Stored data entries
## Begin

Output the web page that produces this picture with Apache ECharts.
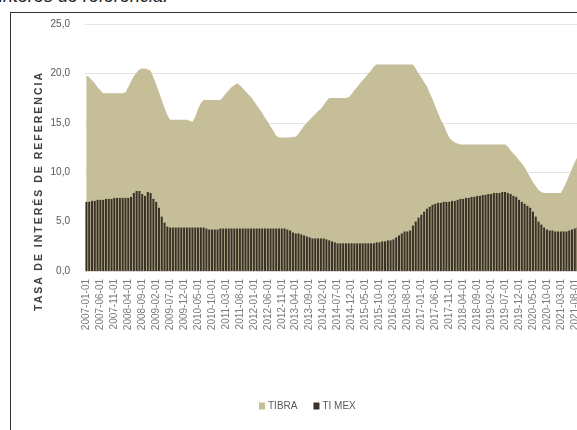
<!DOCTYPE html>
<html>
<head>
<meta charset="utf-8">
<script src="https://cdn.jsdelivr.net/npm/echarts@6/dist/echarts.min.js"></script>
<style>
  html, body { margin:0; padding:0; width:577px; height:430px; overflow:hidden; background:#fff; }
  #top-text { position:absolute; left:-1px; top:-14.5px; font-family:"Liberation Sans", Arial, sans-serif; font-style:italic; font-size:18px; color:#222; white-space:nowrap; }
  #frame { position:absolute; left:10px; top:12px; width:700px; height:500px; border-left:1.5px solid #333; border-top:1.5px solid #333; }
  #chart { position:absolute; left:0; top:0; width:600px; height:430px; }
  #ytitle { position:absolute; left:38px; top:191px; transform:translate(-50%,-50%) rotate(-90deg); font-family:"Liberation Sans", Arial, sans-serif; font-weight:bold; font-size:10.5px; letter-spacing:2px; color:#404040; white-space:nowrap; }
</style>
</head>
<body>
<div id="top-text">interés de referencia.</div>
<div id="frame"></div>
<div id="chart"></div>
<div id="ytitle">TASA DE INTERÉS DE REFERENCIA</div>
<script>
// Monthly categories 2007-01 .. 2021-09
const startYear = 2007, monthCount = 177;
const categories = [];
for (let i = 0; i < monthCount; i++) {
  const y = startYear + Math.floor(i / 12), m = (i % 12) + 1;
  categories.push(y + '-' + (m < 10 ? '0' + m : m) + '-01');
}

const seriesNames = ['TIBRA', 'TI MEX'];

const tibra = [
  // 2007
  19.8, 19.6, 19.3, 19.0, 18.6, 18.3, 18.0, 18.0, 18.0, 18.0, 18.0, 18.0,
  // 2008
  18.0, 18.0, 18.1, 18.6, 19.2, 19.7, 20.1, 20.4, 20.5, 20.5, 20.4, 20.3,
  // 2009
  19.6, 18.9, 18.1, 17.3, 16.5, 15.8, 15.3, 15.3, 15.3, 15.3, 15.3, 15.3,
  // 2010
  15.3, 15.2, 15.1, 15.6, 16.4, 17.0, 17.3, 17.3, 17.3, 17.3, 17.3, 17.3,
  // 2011
  17.3, 17.6, 18.0, 18.3, 18.6, 18.8, 19.0, 18.8, 18.5, 18.2, 17.9, 17.6,
  // 2012
  17.2, 16.8, 16.4, 16.0, 15.5, 15.1, 14.6, 14.2, 13.7, 13.5, 13.5, 13.5,
  // 2013
  13.5, 13.5, 13.6, 13.6, 13.9, 14.3, 14.7, 15.0, 15.3, 15.6, 15.9, 16.2,
  // 2014
  16.4, 16.8, 17.2, 17.5, 17.5, 17.5, 17.5, 17.5, 17.5, 17.5, 17.6, 17.9,
  // 2015
  18.3, 18.6, 19.0, 19.3, 19.6, 20.0, 20.3, 20.7, 20.9, 20.9, 20.9, 20.9,
  // 2016
  20.9, 20.9, 20.9, 20.9, 20.9, 20.9, 20.9, 20.9, 20.9, 20.9, 20.5, 20.0,
  // 2017
  19.6, 19.1, 18.7, 18.0, 17.4, 16.7, 16.0, 15.3, 14.8, 14.1, 13.5, 13.2,
  // 2018
  13.0, 12.9, 12.8, 12.8, 12.8, 12.8, 12.8, 12.8, 12.8, 12.8, 12.8, 12.8,
  // 2019
  12.8, 12.8, 12.8, 12.8, 12.8, 12.8, 12.8, 12.6, 12.2, 11.9, 11.6, 11.2,
  // 2020
  10.9, 10.5, 10.0, 9.5, 9.0, 8.6, 8.2, 8.0, 7.9, 7.9, 7.9, 7.9,
  // 2021
  7.9, 7.9, 7.9, 8.4, 9.0, 9.7, 10.4, 11.0, 11.6
];

const timex = [
  // 2007
  7.0, 7.0, 7.1, 7.1, 7.2, 7.2, 7.2, 7.3, 7.3, 7.3, 7.4, 7.4,
  // 2008
  7.4, 7.4, 7.4, 7.4, 7.5, 7.9, 8.1, 8.1, 7.8, 7.6, 8.0, 7.9,
  // 2009
  7.3, 7.0, 6.4, 5.5, 4.9, 4.5, 4.4, 4.4, 4.4, 4.4, 4.4, 4.4,
  // 2010
  4.4, 4.4, 4.4, 4.4, 4.4, 4.4, 4.4, 4.3, 4.2, 4.2, 4.2, 4.2,
  // 2011
  4.3, 4.3, 4.3, 4.3, 4.3, 4.3, 4.3, 4.3, 4.3, 4.3, 4.3, 4.3,
  // 2012
  4.3, 4.3, 4.3, 4.3, 4.3, 4.3, 4.3, 4.3, 4.3, 4.3, 4.3, 4.3,
  // 2013
  4.2, 4.1, 3.9, 3.8, 3.8, 3.7, 3.6, 3.5, 3.4, 3.3, 3.3, 3.3,
  // 2014
  3.3, 3.3, 3.2, 3.1, 3.0, 2.9, 2.8, 2.8, 2.8, 2.8, 2.8, 2.8,
  // 2015
  2.8, 2.8, 2.8, 2.8, 2.8, 2.8, 2.8, 2.8, 2.9, 2.9, 3.0, 3.0,
  // 2016
  3.1, 3.1, 3.2, 3.4, 3.6, 3.8, 4.0, 4.0, 4.1, 4.6, 5.0, 5.4,
  // 2017
  5.7, 6.0, 6.3, 6.5, 6.7, 6.8, 6.9, 6.9, 7.0, 7.0, 7.0, 7.1,
  // 2018
  7.1, 7.2, 7.3, 7.3, 7.4, 7.4, 7.5, 7.5, 7.6, 7.6, 7.7, 7.7,
  // 2019
  7.8, 7.8, 7.9, 7.9, 7.9, 8.0, 8.0, 7.9, 7.8, 7.6, 7.5, 7.2,
  // 2020
  7.0, 6.8, 6.6, 6.4, 6.0, 5.5, 5.0, 4.7, 4.4, 4.2, 4.1, 4.1,
  // 2021
  4.0, 4.0, 4.0, 4.0, 4.0, 4.1, 4.2, 4.3, 4.4
];

const yTicks = [0, 5, 10, 15, 20, 25];

const chart = echarts.init(document.getElementById('chart'), null, { renderer: 'canvas' });
const narrow = '"Liberation Sans Narrow", "Liberation Sans", Arial, sans-serif';
chart.setOption({
  animation: false,
  backgroundColor: 'transparent',
  grid: { left: 85, right: 21, top: 24, bottom: 159, outerBoundsMode: 'none' },
  legend: {
    left: 254, top: 396,
    itemWidth: 6, itemHeight: 7, itemGap: 16, icon: 'rect',
    textStyle: { fontFamily: narrow, fontSize: 10, color: '#595959', padding: [0, 0, 0, -2] },
    data: seriesNames
  },
  xAxis: {
    type: 'category',
    data: categories,
    boundaryGap: true,
    axisLine: { show: true, lineStyle: { color: '#d9d9d9' } },
    axisTick: { show: false },
    axisLabel: { interval: 4, rotate: 90, fontFamily: narrow, fontSize: 10, color: '#7a7a7a', margin: 8 }
  },
  yAxis: {
    type: 'value',
    min: yTicks[0], max: yTicks[yTicks.length - 1], interval: 5,
    axisLine: { show: false },
    axisTick: { show: false },
    splitLine: { lineStyle: { color: '#e4e4e4', width: 1 } },
    axisLabel: {
      margin: 15, fontFamily: narrow, fontSize: 10, color: '#595959',
      formatter: v => v.toFixed(1).replace('.', ',')
    }
  },
  series: [
    {
      name: seriesNames[0], type: 'line', data: tibra,
      symbol: 'none', lineStyle: { width: 0 },
      areaStyle: { color: '#c6bd99', opacity: 1 },
      itemStyle: { color: '#c6bd99' }, z: 1
    },
    {
      name: seriesNames[1], type: 'bar', data: timex,
      barCategoryGap: '28%',
      itemStyle: { color: '#3a3226' }, z: 2
    }
  ]
});
</script>
</body>
</html>
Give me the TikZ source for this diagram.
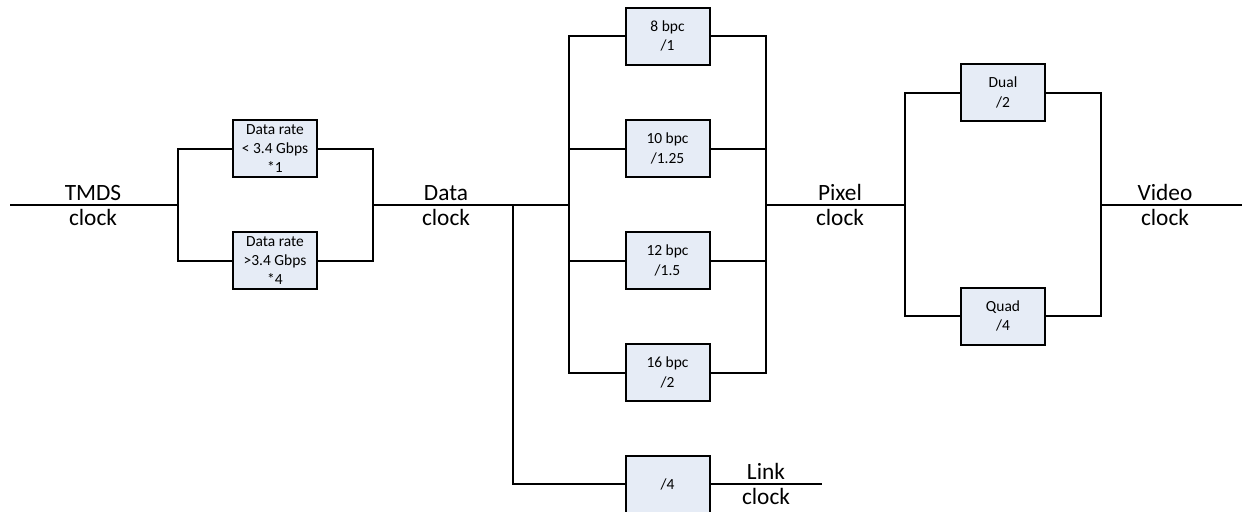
\documentclass[tikz,border=0pt]{standalone}
\usepackage{fontspec}
\setmainfont{Carlito}
\usetikzlibrary{positioning}
\definecolor{boxfill}{RGB}{230,236,246}

\begin{document}
\begin{tikzpicture}[x=0.75pt,y=-0.75pt,line width=1.5pt,
  divbox/.style={draw=black,fill=boxfill,line width=1.5pt,minimum width=63pt,minimum height=42.75pt,inner sep=0pt,align=center,font=\fontsize{11.6}{14.5}\selectfont},
  clklabel/.style={inner sep=2.5pt,font=\fontsize{17.5}{21}\selectfont}]
\useasboundingbox (0,0) rectangle (1244,511);
\coordinate (tmdsin) at (10,205);
\coordinate (split1) at (178,205);
\coordinate (join1) at (373,205);
\coordinate (datajn) at (513,205);
\coordinate (split2) at (569,205);
\coordinate (join2) at (766,205);
\coordinate (split3) at (905,205);
\coordinate (join3) at (1101,205);
\coordinate (videoout) at (1242,205);
\coordinate (linkout) at (822,484);
\node[divbox] (low) at (275,148.5) {Data rate\\< 3.4 Gbps\\*1};
\node[divbox] (high) at (275,260.5) {Data rate\\>3.4 Gbps\\*4};
\node[divbox] (b8) at (667.5,36) {8 bpc\\/1};
\node[divbox] (b10) at (667.5,148.5) {10 bpc\\/1.25};
\node[divbox] (b12) at (667.5,260.5) {12 bpc\\/1.5};
\node[divbox] (b16) at (667.5,372.5) {16 bpc\\/2};
\node[divbox] (link) at (667.5,484) {/4};
\node[divbox] (dual) at (1003,92.5) {Dual\\/2};
\node[divbox] (quad) at (1003,316) {Quad\\/4};
\node[clklabel,above] (tmdstop) at (93,205) {TMDS};
\node[clklabel,below] (tmdsbot) at (93,205) {clock};
\node[clklabel,above] (datatop) at (446,205) {Data};
\node[clklabel,below] (databot) at (446,205) {clock};
\node[clklabel,above] (pixeltop) at (840,205) {Pixel};
\node[clklabel,below] (pixelbot) at (840,205) {clock};
\node[clklabel,above] (videotop) at (1165,205) {Video};
\node[clklabel,below] (videobot) at (1165,205) {clock};
\node[clklabel,above] (linktop) at (766,484) {Link};
\node[clklabel,below] (linkbot) at (766,484) {clock};
\draw (tmdsin) -- (split1);
\draw (split1) |- (low.west);
\draw (split1) |- (high.west);
\draw (low.east) -| (join1);
\draw (high.east) -| (join1);
\draw (join1) -- (split2);
\foreach \b in {b8,b10,b12,b16} {
  \draw (split2) |- (\b.west);
  \draw (\b.east) -| (join2);
}
\draw (datajn) |- (link.west);
\draw (link.east) -- (linkout);
\draw (join2) -- (split3);
\draw (split3) |- (dual.west);
\draw (split3) |- (quad.west);
\draw (dual.east) -| (join3);
\draw (quad.east) -| (join3);
\draw (join3) -- (videoout);
\end{tikzpicture}
\end{document}
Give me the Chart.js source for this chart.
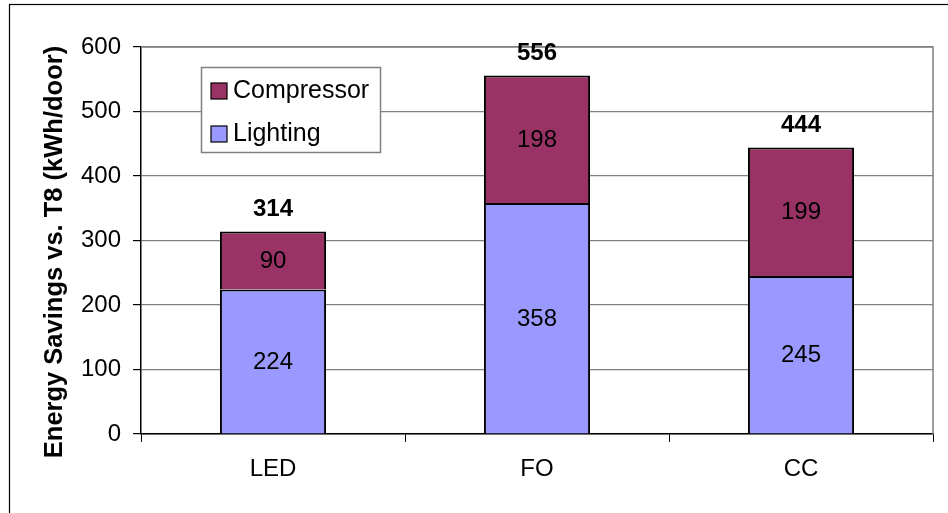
<!DOCTYPE html>
<html>
<head>
<meta charset="utf-8">
<script src="https://cdn.jsdelivr.net/npm/chart.js@4/dist/chart.umd.min.js"></script>
<style>
  html, body { margin: 0; padding: 0; background: #fff; }
  #wrap { position: relative; width: 948px; height: 513px; }
</style>
</head>
<body>
<div id="wrap"><canvas id="c" width="948" height="513"></canvas></div>
<script>
// Energy savings per door compared with T8 lamps
const categories = ['LED', 'FO', 'CC'];
const lighting = [224, 358, 245];
const compressor = [90, 198, 199];
const yTicks = [0, 100, 200, 300, 400, 500, 600];
const yTitle = 'Energy Savings vs. T8 (kWh/door)';

const FONT = "'Liberation Sans', Arial, sans-serif";
const GRID = '#808080';

// Frame, plot border, axis title, in-plot legend, value labels
const decorations = {
  id: 'decorations',
  beforeDraw(chart) {
    const ctx = chart.ctx;
    ctx.save();
    ctx.fillStyle = '#fff';
    ctx.fillRect(0, 0, chart.width, chart.height);
    ctx.strokeStyle = '#000';
    ctx.lineWidth = 1.2;
    ctx.strokeRect(9.5, 4.5, chart.width + 20, chart.height + 20);
    ctx.restore();
  },
  afterDatasetsDraw(chart) {
    const ctx = chart.ctx;
    const a = chart.chartArea;
    ctx.save();
    // gray top and right plot edges
    ctx.strokeStyle = GRID;
    ctx.lineWidth = 1.5;
    ctx.beginPath();
    ctx.moveTo(a.left, a.top);
    ctx.lineTo(a.right, a.top);
    ctx.lineTo(a.right, a.bottom);
    ctx.stroke();

    // segment values
    ctx.fillStyle = '#000';
    ctx.textAlign = 'center';
    ctx.textBaseline = 'middle';
    ctx.font = '24px ' + FONT;
    const totals = categories.map(() => 0);
    const tops = categories.map(() => a.bottom);
    chart.data.datasets.forEach((ds, di) => {
      const meta = chart.getDatasetMeta(di);
      meta.data.forEach((bar, i) => {
        totals[i] += ds.data[i];
        tops[i] = Math.min(tops[i], bar.y);
        ctx.fillText(String(ds.data[i]), bar.x, (bar.y + bar.base) / 2 + 1);
      });
    });
    // stack totals
    ctx.font = 'bold 24px ' + FONT;
    const meta0 = chart.getDatasetMeta(0);
    meta0.data.forEach((bar, i) => {
      ctx.fillText(String(totals[i]), bar.x, tops[i] - 22);
    });

    // legend box
    const lx = a.left + 60, ly = a.top + 20, lw = 179, lh = 85;
    ctx.fillStyle = '#fff';
    ctx.fillRect(lx, ly, lw, lh);
    ctx.strokeStyle = GRID;
    ctx.lineWidth = 1.5;
    ctx.strokeRect(lx + 0.5, ly + 0.5, lw, lh);
    const items = chart.data.datasets.slice().reverse();
    ctx.font = '25px ' + FONT;
    ctx.textAlign = 'left';
    ctx.textBaseline = 'middle';
    items.forEach((ds, k) => {
      const cy = ly + 24 + k * 43;
      ctx.fillStyle = ds.backgroundColor;
      ctx.fillRect(lx + 10, cy - 8, 16, 16);
      ctx.strokeStyle = '#000';
      ctx.lineWidth = 1.2;
      ctx.strokeRect(lx + 10, cy - 8, 16, 16);
      ctx.fillStyle = '#000';
      ctx.fillText(ds.label, lx + 32, cy);
    });

    // vertical axis title
    ctx.translate(62, 252);
    ctx.rotate(-Math.PI / 2);
    ctx.font = 'bold 25.5px ' + FONT;
    ctx.textAlign = 'center';
    ctx.textBaseline = 'alphabetic';
    ctx.fillText(yTitle, 0, 0);
    ctx.restore();
  }
};

new Chart(document.getElementById('c'), {
  type: 'bar',
  data: {
    labels: categories,
    datasets: [
      {
        label: 'Lighting',
        data: lighting,
        backgroundColor: '#9999FF',
        borderColor: '#000',
        borderWidth: { top: 2, left: 2, right: 2, bottom: 0 },
        borderSkipped: false
      },
      {
        label: 'Compressor',
        data: compressor,
        backgroundColor: '#993366',
        borderColor: '#000',
        borderWidth: { top: 2, left: 2, right: 2, bottom: 0 },
        borderSkipped: false
      }
    ]
  },
  options: {
    responsive: false,
    animation: false,
    events: [],
    layout: { padding: { top: 47, right: 15, bottom: 0, left: 0 } },
    datasets: { bar: { barPercentage: 1, categoryPercentage: 0.402 } },
    plugins: { legend: { display: false }, tooltip: { enabled: false } },
    scales: {
      x: {
        stacked: true,
        afterFit(s) { s.height = 79; },
        grid: { drawOnChartArea: false, drawTicks: true, tickLength: 8, tickColor: '#000', offset: true },
        border: { color: '#000', width: 1.5 },
        ticks: { color: '#000', font: { family: FONT, size: 24 }, padding: 13 }
      },
      y: {
        stacked: true,
        min: 0,
        max: 600,
        afterFit(s) { s.width = 141; },
        afterBuildTicks(s) { s.ticks = yTicks.map(v => ({ value: v })); },
        grid: { color: GRID, lineWidth: 1.2, tickLength: 8, tickColor: '#000' },
        border: { color: '#000', width: 1.5 },
        ticks: { color: '#000', font: { family: FONT, size: 24 }, padding: 12 }
      }
    }
  },
  plugins: [decorations]
});
</script>
</body>
</html>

## End

• [DIRECTIVE]: Set down, without pictures, the lines between the line holding "Give me the Chart.js source for this chart." and the line holding "ctx.stroke();", both inclusive.

• [FULL OUTPUT]:
Give me the Chart.js source for this chart.
<!DOCTYPE html>
<html>
<head>
<meta charset="utf-8">
<script src="https://cdn.jsdelivr.net/npm/chart.js@4/dist/chart.umd.min.js"></script>
<style>
  html, body { margin: 0; padding: 0; background: #fff; }
  #wrap { position: relative; width: 948px; height: 513px; }
</style>
</head>
<body>
<div id="wrap"><canvas id="c" width="948" height="513"></canvas></div>
<script>
// Energy savings per door compared with T8 lamps
const categories = ['LED', 'FO', 'CC'];
const lighting = [224, 358, 245];
const compressor = [90, 198, 199];
const yTicks = [0, 100, 200, 300, 400, 500, 600];
const yTitle = 'Energy Savings vs. T8 (kWh/door)';

const FONT = "'Liberation Sans', Arial, sans-serif";
const GRID = '#808080';

// Frame, plot border, axis title, in-plot legend, value labels
const decorations = {
  id: 'decorations',
  beforeDraw(chart) {
    const ctx = chart.ctx;
    ctx.save();
    ctx.fillStyle = '#fff';
    ctx.fillRect(0, 0, chart.width, chart.height);
    ctx.strokeStyle = '#000';
    ctx.lineWidth = 1.2;
    ctx.strokeRect(9.5, 4.5, chart.width + 20, chart.height + 20);
    ctx.restore();
  },
  afterDatasetsDraw(chart) {
    const ctx = chart.ctx;
    const a = chart.chartArea;
    ctx.save();
    // gray top and right plot edges
    ctx.strokeStyle = GRID;
    ctx.lineWidth = 1.5;
    ctx.beginPath();
    ctx.moveTo(a.left, a.top);
    ctx.lineTo(a.right, a.top);
    ctx.lineTo(a.right, a.bottom);
    ctx.stroke();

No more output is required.